Images should be left out, and everything else in the listing reproduced exactly.

+--

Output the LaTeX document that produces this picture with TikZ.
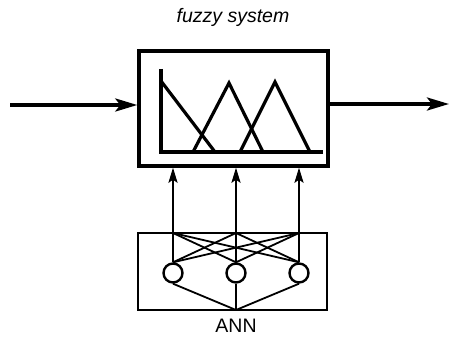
\documentclass[tikz,border=0pt]{standalone}
\usepackage{fontspec}
\setmainfont{Liberation Sans}
\usetikzlibrary{arrows.meta}
\begin{document}
\begin{tikzpicture}[x=1pt,y=-1pt,
  bigbox/.style={draw,line width=3.4pt,minimum width=189pt,minimum height=115pt,inner sep=0pt},
  annbox/.style={draw,line width=2.4pt,minimum width=189pt,minimum height=77pt,inner sep=0pt},
  neuron/.style={draw,circle,line width=2.4pt,minimum size=19pt,inner sep=0pt},
  mf/.style={line width=3.2pt,line join=miter},
  bigarrow/.style={line width=3.6pt,-{Stealth[length=22pt,width=13pt,inset=5pt]}},
  uparrow/.style={line width=2.4pt,-{Stealth[length=15pt,width=9pt,inset=3pt]}},
  link/.style={line width=1.8pt},
  lbl/.style={font=\fontsize{19.5}{22}\selectfont,inner sep=0pt}]
\useasboundingbox (0,0) rectangle (453,337);
\node[lbl,font=\fontsize{19.5}{22}\selectfont\itshape] (title) at (233,17) {fuzzy system};
\node[bigbox] (fs) at (233.5,108.5) {};
\node[annbox] (ann) at (232.5,271.5) {};
\node[lbl,anchor=north] (annlbl) at (236,319) {ANN};
% membership functions
\draw[mf] (161,69) -- (161,152) -- (323,152);
\draw[mf] (161,81) -- (215,152);
\draw[mf] (193,152) -- (229,83) -- (263,152);
\draw[mf] (240,152) -- (275,82) -- (310,152);
% input and output
\coordinate (in) at (10,105);
\coordinate (out) at (449,104);
\draw[bigarrow] (in) -- (in -| fs.west);
\draw[bigarrow] (fs.east |- out) -- (out);
% neurons
\node[neuron] (n1) at (173,273) {};
\node[neuron] (n2) at (236,273) {};
\node[neuron] (n3) at (299,273) {};
\coordinate (t1) at (173,233);
\coordinate (t2) at (236,233);
\coordinate (t3) at (299,233);
\coordinate (b) at (236,310);
\foreach \i in {1,2,3}{
  \foreach \j in {1,2,3}{
    \draw[link] (n\i.north) -- (t\j);
  }
  \draw[link] (n\i.south) -- (b);
  \draw[uparrow] (t\i) -- (t\i |- fs.south);
}
\end{tikzpicture}
\end{document}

+--

Exercise solution:
Output the LaTeX document that produces this picture with TikZ.
\documentclass[tikz,border=0pt]{standalone}
\usepackage{fontspec}
\setmainfont{Liberation Sans}
\usetikzlibrary{arrows.meta}
\begin{document}
\begin{tikzpicture}[x=1pt,y=-1pt,
  bigbox/.style={draw,line width=3.4pt,minimum width=189pt,minimum height=115pt,inner sep=0pt},
  annbox/.style={draw,line width=2.4pt,minimum width=189pt,minimum height=77pt,inner sep=0pt},
  neuron/.style={draw,circle,line width=2.4pt,minimum size=19pt,inner sep=0pt},
  mf/.style={line width=3.2pt,line join=miter},
  bigarrow/.style={line width=3.6pt,-{Stealth[length=22pt,width=13pt,inset=5pt]}},
  uparrow/.style={line width=2.4pt,-{Stealth[length=15pt,width=9pt,inset=3pt]}},
  link/.style={line width=1.8pt},
  lbl/.style={font=\fontsize{19.5}{22}\selectfont,inner sep=0pt}]
\useasboundingbox (0,0) rectangle (453,337);
\node[lbl,font=\fontsize{19.5}{22}\selectfont\itshape] (title) at (233,17) {fuzzy system};
\node[bigbox] (fs) at (233.5,108.5) {};
\node[annbox] (ann) at (232.5,271.5) {};
\node[lbl,anchor=north] (annlbl) at (236,319) {ANN};
% membership functions
\draw[mf] (161,69) -- (161,152) -- (323,152);
\draw[mf] (161,81) -- (215,152);
\draw[mf] (193,152) -- (229,83) -- (263,152);
\draw[mf] (240,152) -- (275,82) -- (310,152);
% input and output
\coordinate (in) at (10,105);
\coordinate (out) at (449,104);
\draw[bigarrow] (in) -- (in -| fs.west);
\draw[bigarrow] (fs.east |- out) -- (out);
% neurons
\node[neuron] (n1) at (173,273) {};
\node[neuron] (n2) at (236,273) {};
\node[neuron] (n3) at (299,273) {};
\coordinate (t1) at (173,233);
\coordinate (t2) at (236,233);
\coordinate (t3) at (299,233);
\coordinate (b) at (236,310);
\foreach \i in {1,2,3}{
  \foreach \j in {1,2,3}{
    \draw[link] (n\i.north) -- (t\j);
  }
  \draw[link] (n\i.south) -- (b);
  \draw[uparrow] (t\i) -- (t\i |- fs.south);
}
\end{tikzpicture}
\end{document}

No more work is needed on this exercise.